Predation on juvenile coral reef fishes: an exclusion experiment


The densities of recruits on caged and uncaged areas were compared in an experiment done to show the extent of predation on recently metamorphosed coral reef fishes. The design was unlike typical caging experiments, however, in that areas were caged only for short periods of 20–30 days and several independent trials, testing the same null hypothesis, were run. This was done to avoid confounding the effects of excluding herbivorous fishes with the effects of excluding piscivorous fishes. A third treatment, partially-meshed cages, revealed that the experiment was complicated by several other factors. Some prey species were attracted to the high relief offered by the experimental structures. Others responded to the differences in shelter from predators by redispersing themselves among the treatments shortly after settlement. There was also at least one significant “edge” effect caused by fishes preferring to settle near the boundaries of all treatments. In spite of these difficulties, observations on known individuals revealed that rates of mortality were age-dependent and decreased rapidly after metamorphosis. More than 25% of such fishes disappeared during their first five days in the benthic habitat compared with >10% of fishes aged 6–10 days and no losses of fishes aged 11–15 days. These early losses are the greatest instantaneous rates of mortality yet documented for recruited reef fishes.

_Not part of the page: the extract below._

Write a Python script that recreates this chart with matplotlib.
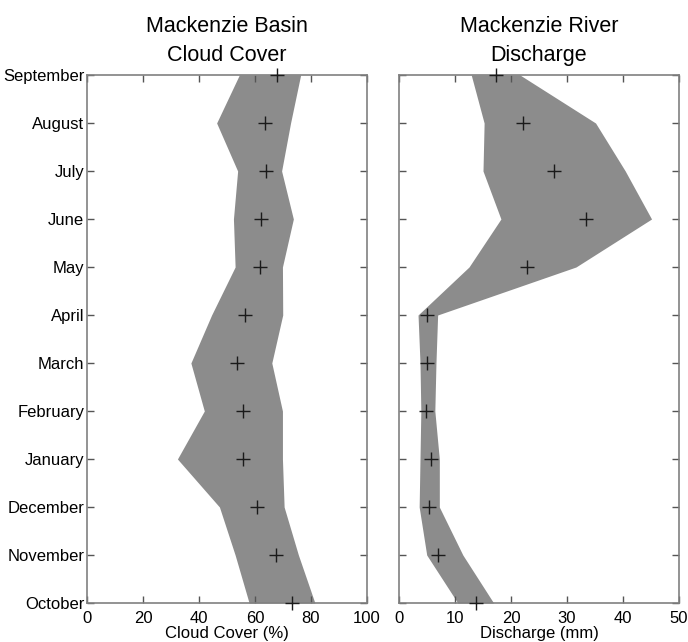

The experiment also suggested different rates of early mortality for various groupings of species: individuals of solitary, sedentary species disappeared approximately half as fast as individuals of the more mobile, and the more gregarious, species. This is probably a true reflection of the different vulnerability of these groups to predation and it may be caused by the different ways in which these fishes use the coral substratum. Our experience suggests that caging artifacts can have major impacts on the results obtained from this type of experiment and they must be controlled for adequately. We conclude that studies of predation on reef fishes may be done more easily using other methods.